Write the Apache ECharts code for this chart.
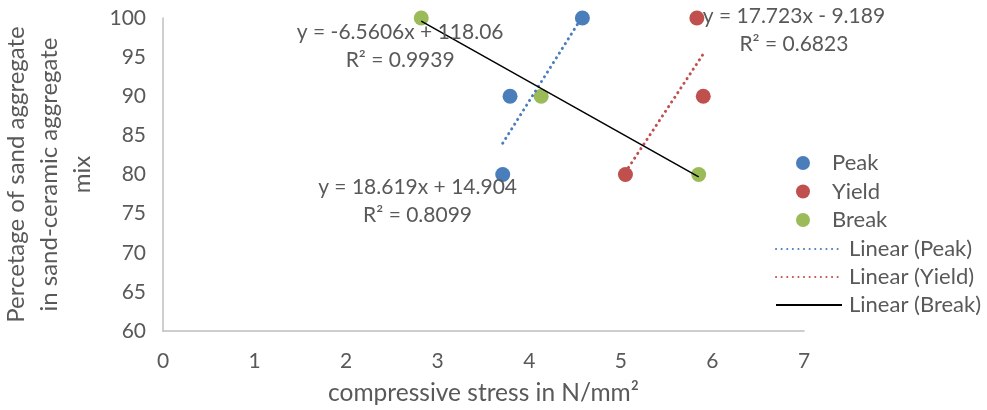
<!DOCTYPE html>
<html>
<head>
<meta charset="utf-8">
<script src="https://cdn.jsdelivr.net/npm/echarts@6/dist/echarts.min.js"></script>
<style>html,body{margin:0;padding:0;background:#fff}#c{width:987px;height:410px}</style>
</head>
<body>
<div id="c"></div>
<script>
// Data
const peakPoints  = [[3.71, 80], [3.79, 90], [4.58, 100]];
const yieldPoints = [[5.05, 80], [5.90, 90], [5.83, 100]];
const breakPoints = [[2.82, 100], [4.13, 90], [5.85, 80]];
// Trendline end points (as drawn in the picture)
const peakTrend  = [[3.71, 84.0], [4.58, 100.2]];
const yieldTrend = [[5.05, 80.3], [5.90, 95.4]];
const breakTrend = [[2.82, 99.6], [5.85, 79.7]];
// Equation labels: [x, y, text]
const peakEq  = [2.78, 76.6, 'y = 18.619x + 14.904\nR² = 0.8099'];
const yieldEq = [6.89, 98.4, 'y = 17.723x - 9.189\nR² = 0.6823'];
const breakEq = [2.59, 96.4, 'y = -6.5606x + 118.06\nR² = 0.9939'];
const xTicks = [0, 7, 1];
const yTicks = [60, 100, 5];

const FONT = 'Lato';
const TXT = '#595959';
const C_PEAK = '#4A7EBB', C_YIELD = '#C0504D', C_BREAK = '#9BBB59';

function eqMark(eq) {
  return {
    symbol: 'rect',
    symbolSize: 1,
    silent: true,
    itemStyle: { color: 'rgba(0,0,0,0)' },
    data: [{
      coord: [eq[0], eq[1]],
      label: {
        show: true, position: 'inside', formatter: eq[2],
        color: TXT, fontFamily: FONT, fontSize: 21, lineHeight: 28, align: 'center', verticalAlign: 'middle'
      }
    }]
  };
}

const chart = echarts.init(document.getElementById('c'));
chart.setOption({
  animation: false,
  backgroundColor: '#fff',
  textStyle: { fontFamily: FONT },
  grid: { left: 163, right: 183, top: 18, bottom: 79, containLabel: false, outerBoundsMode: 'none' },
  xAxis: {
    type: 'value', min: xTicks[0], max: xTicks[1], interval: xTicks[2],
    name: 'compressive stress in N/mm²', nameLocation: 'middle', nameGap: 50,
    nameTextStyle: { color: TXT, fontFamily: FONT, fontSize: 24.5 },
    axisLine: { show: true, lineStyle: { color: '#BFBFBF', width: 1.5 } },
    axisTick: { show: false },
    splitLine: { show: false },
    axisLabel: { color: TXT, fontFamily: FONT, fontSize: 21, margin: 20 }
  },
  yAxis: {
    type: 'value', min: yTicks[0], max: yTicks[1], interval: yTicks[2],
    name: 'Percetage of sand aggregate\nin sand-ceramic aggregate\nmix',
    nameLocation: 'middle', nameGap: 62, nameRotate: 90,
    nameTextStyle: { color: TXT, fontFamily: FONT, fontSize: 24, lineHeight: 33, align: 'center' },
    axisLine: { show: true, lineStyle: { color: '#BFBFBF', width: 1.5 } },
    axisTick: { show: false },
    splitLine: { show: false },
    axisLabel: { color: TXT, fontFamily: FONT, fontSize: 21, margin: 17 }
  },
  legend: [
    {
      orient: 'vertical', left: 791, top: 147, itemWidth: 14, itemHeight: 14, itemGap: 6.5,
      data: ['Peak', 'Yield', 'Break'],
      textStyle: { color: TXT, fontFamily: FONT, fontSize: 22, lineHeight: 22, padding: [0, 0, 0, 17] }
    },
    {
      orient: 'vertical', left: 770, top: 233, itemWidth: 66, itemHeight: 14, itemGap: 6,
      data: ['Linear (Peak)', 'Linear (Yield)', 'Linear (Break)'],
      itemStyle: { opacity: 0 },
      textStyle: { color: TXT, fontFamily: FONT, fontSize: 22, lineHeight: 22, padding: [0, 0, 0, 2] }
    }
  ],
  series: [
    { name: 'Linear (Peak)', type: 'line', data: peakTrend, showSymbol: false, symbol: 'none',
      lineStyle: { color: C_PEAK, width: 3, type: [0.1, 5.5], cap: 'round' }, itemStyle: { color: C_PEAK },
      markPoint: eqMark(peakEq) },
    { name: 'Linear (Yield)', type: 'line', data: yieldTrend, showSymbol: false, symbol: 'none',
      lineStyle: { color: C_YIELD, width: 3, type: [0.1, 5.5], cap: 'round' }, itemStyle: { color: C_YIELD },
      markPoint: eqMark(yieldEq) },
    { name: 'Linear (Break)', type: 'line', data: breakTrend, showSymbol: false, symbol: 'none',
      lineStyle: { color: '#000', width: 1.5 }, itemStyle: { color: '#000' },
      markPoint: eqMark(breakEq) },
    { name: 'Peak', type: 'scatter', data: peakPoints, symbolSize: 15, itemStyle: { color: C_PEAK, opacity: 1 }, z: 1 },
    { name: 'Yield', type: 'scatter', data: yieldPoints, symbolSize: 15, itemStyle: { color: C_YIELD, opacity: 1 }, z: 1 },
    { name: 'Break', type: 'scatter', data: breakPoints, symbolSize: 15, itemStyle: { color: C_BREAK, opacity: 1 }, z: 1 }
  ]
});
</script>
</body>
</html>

▶ _Task statement_:
Except for the pictures, print the data above exactly.

▶ _Output_:
Write the Apache ECharts code for this chart.
<!DOCTYPE html>
<html>
<head>
<meta charset="utf-8">
<script src="https://cdn.jsdelivr.net/npm/echarts@6/dist/echarts.min.js"></script>
<style>html,body{margin:0;padding:0;background:#fff}#c{width:987px;height:410px}</style>
</head>
<body>
<div id="c"></div>
<script>
// Data
const peakPoints  = [[3.71, 80], [3.79, 90], [4.58, 100]];
const yieldPoints = [[5.05, 80], [5.90, 90], [5.83, 100]];
const breakPoints = [[2.82, 100], [4.13, 90], [5.85, 80]];
// Trendline end points (as drawn in the picture)
const peakTrend  = [[3.71, 84.0], [4.58, 100.2]];
const yieldTrend = [[5.05, 80.3], [5.90, 95.4]];
const breakTrend = [[2.82, 99.6], [5.85, 79.7]];
// Equation labels: [x, y, text]
const peakEq  = [2.78, 76.6, 'y = 18.619x + 14.904\nR² = 0.8099'];
const yieldEq = [6.89, 98.4, 'y = 17.723x - 9.189\nR² = 0.6823'];
const breakEq = [2.59, 96.4, 'y = -6.5606x + 118.06\nR² = 0.9939'];
const xTicks = [0, 7, 1];
const yTicks = [60, 100, 5];

const FONT = 'Lato';
const TXT = '#595959';
const C_PEAK = '#4A7EBB', C_YIELD = '#C0504D', C_BREAK = '#9BBB59';

function eqMark(eq) {
  return {
    symbol: 'rect',
    symbolSize: 1,
    silent: true,
    itemStyle: { color: 'rgba(0,0,0,0)' },
    data: [{
      coord: [eq[0], eq[1]],
      label: {
        show: true, position: 'inside', formatter: eq[2],
        color: TXT, fontFamily: FONT, fontSize: 21, lineHeight: 28, align: 'center', verticalAlign: 'middle'
      }
    }]
  };
}

const chart = echarts.init(document.getElementById('c'));
chart.setOption({
  animation: false,
  backgroundColor: '#fff',
  textStyle: { fontFamily: FONT },
  grid: { left: 163, right: 183, top: 18, bottom: 79, containLabel: false, outerBoundsMode: 'none' },
  xAxis: {
    type: 'value', min: xTicks[0], max: xTicks[1], interval: xTicks[2],
    name: 'compressive stress in N/mm²', nameLocation: 'middle', nameGap: 50,
    nameTextStyle: { color: TXT, fontFamily: FONT, fontSize: 24.5 },
    axisLine: { show: true, lineStyle: { color: '#BFBFBF', width: 1.5 } },
    axisTick: { show: false },
    splitLine: { show: false },
    axisLabel: { color: TXT, fontFamily: FONT, fontSize: 21, margin: 20 }
  },
  yAxis: {
    type: 'value', min: yTicks[0], max: yTicks[1], interval: yTicks[2],
    name: 'Percetage of sand aggregate\nin sand-ceramic aggregate\nmix',
    nameLocation: 'middle', nameGap: 62, nameRotate: 90,
    nameTextStyle: { color: TXT, fontFamily: FONT, fontSize: 24, lineHeight: 33, align: 'center' },
    axisLine: { show: true, lineStyle: { color: '#BFBFBF', width: 1.5 } },
    axisTick: { show: false },
    splitLine: { show: false },
    axisLabel: { color: TXT, fontFamily: FONT, fontSize: 21, margin: 17 }
  },
  legend: [
    {
      orient: 'vertical', left: 791, top: 147, itemWidth: 14, itemHeight: 14, itemGap: 6.5,
      data: ['Peak', 'Yield', 'Break'],
      textStyle: { color: TXT, fontFamily: FONT, fontSize: 22, lineHeight: 22, padding: [0, 0, 0, 17] }
    },
    {
      orient: 'vertical', left: 770, top: 233, itemWidth: 66, itemHeight: 14, itemGap: 6,
      data: ['Linear (Peak)', 'Linear (Yield)', 'Linear (Break)'],
      itemStyle: { opacity: 0 },
      textStyle: { color: TXT, fontFamily: FONT, fontSize: 22, lineHeight: 22, padding: [0, 0, 0, 2] }
    }
  ],
  series: [
    { name: 'Linear (Peak)', type: 'line', data: peakTrend, showSymbol: false, symbol: 'none',
      lineStyle: { color: C_PEAK, width: 3, type: [0.1, 5.5], cap: 'round' }, itemStyle: { color: C_PEAK },
      markPoint: eqMark(peakEq) },
    { name: 'Linear (Yield)', type: 'line', data: yieldTrend, showSymbol: false, symbol: 'none',
      lineStyle: { color: C_YIELD, width: 3, type: [0.1, 5.5], cap: 'round' }, itemStyle: { color: C_YIELD },
      markPoint: eqMark(yieldEq) },
    { name: 'Linear (Break)', type: 'line', data: breakTrend, showSymbol: false, symbol: 'none',
      lineStyle: { color: '#000', width: 1.5 }, itemStyle: { color: '#000' },
      markPoint: eqMark(breakEq) },
    { name: 'Peak', type: 'scatter', data: peakPoints, symbolSize: 15, itemStyle: { color: C_PEAK, opacity: 1 }, z: 1 },
    { name: 'Yield', type: 'scatter', data: yieldPoints, symbolSize: 15, itemStyle: { color: C_YIELD, opacity: 1 }, z: 1 },
    { name: 'Break', type: 'scatter', data: breakPoints, symbolSize: 15, itemStyle: { color: C_BREAK, opacity: 1 }, z: 1 }
  ]
});
</script>
</body>
</html>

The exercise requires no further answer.